Extending the capabilities of zpl to improve the performance of pipelined applications

ZPL is a data-parallel array programming language created at University of Washington aimed to efficiently solve scientific computation problems on parallel computers. The portability of ZPL allows predictable performance across different parallel architectures and its high level array programming style reduces development time. Although the language is well suited for scientific and engineering problem solving, there are applications where the current ZPL parallel model would not exploit all the parallelism available. Pipelined applications often found in high-performance embedded systems, lend themselves to array processing and thus they favor the data-parallel approach of ZPL. However, such applications are stream oriented and typically involve a multi-stage pipeline of tasks that process the data. The input is a sequence of data sets that must be processed according to strict real-time constraints. The current design and implementation of ZPL does not permit pipelined applications to occur in parallel. In this doctoral dissertation we extend the capabilities of ZPL by the design and implementation of the Stream Library. The Stream Library incorporates pipelined task parallelism into the language and enables both data-parallel and pipelined-parallel models to coexist.

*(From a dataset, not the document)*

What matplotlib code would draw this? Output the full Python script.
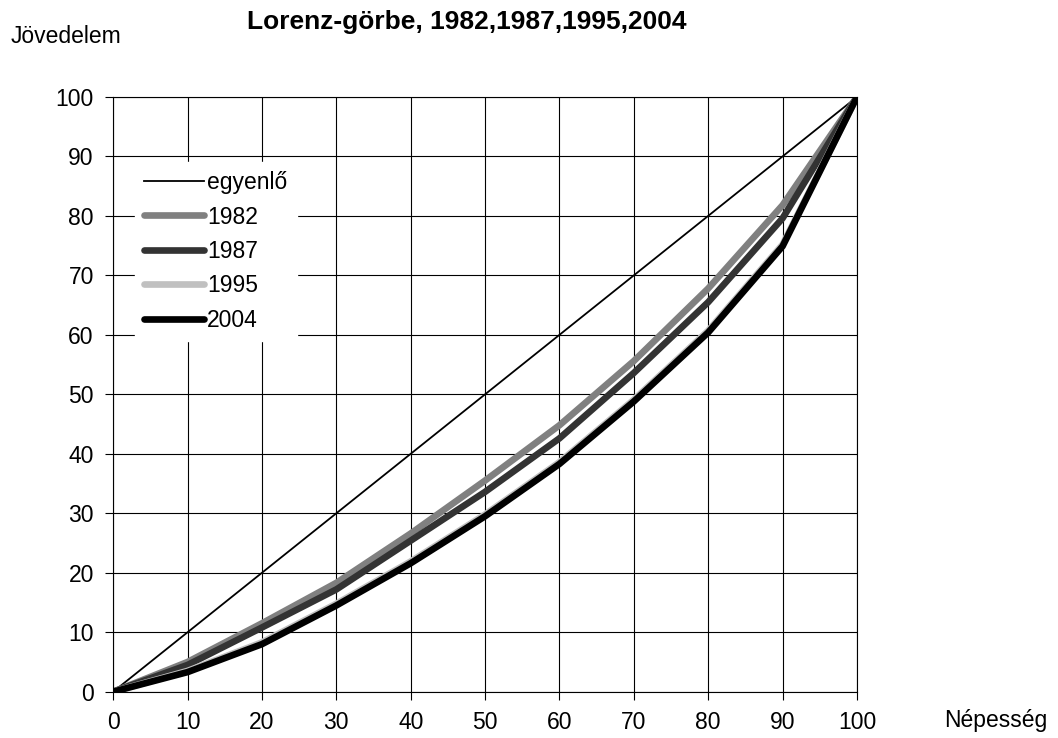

Through the Stream Library it is now possible for ZPL to perform true pipelined computations consisting of a single chain of tasks. We ported the original ZPL environment to an embedded multiprocessor architecture and developed a native implementation of the library. To evaluate the library, we pipelined and tested four stream-processing programs. We discuss the coding strategy for pipelining these programs and present performance numbers. We show that for some conditions, the mixed model performs better than the original data-parallel model alone.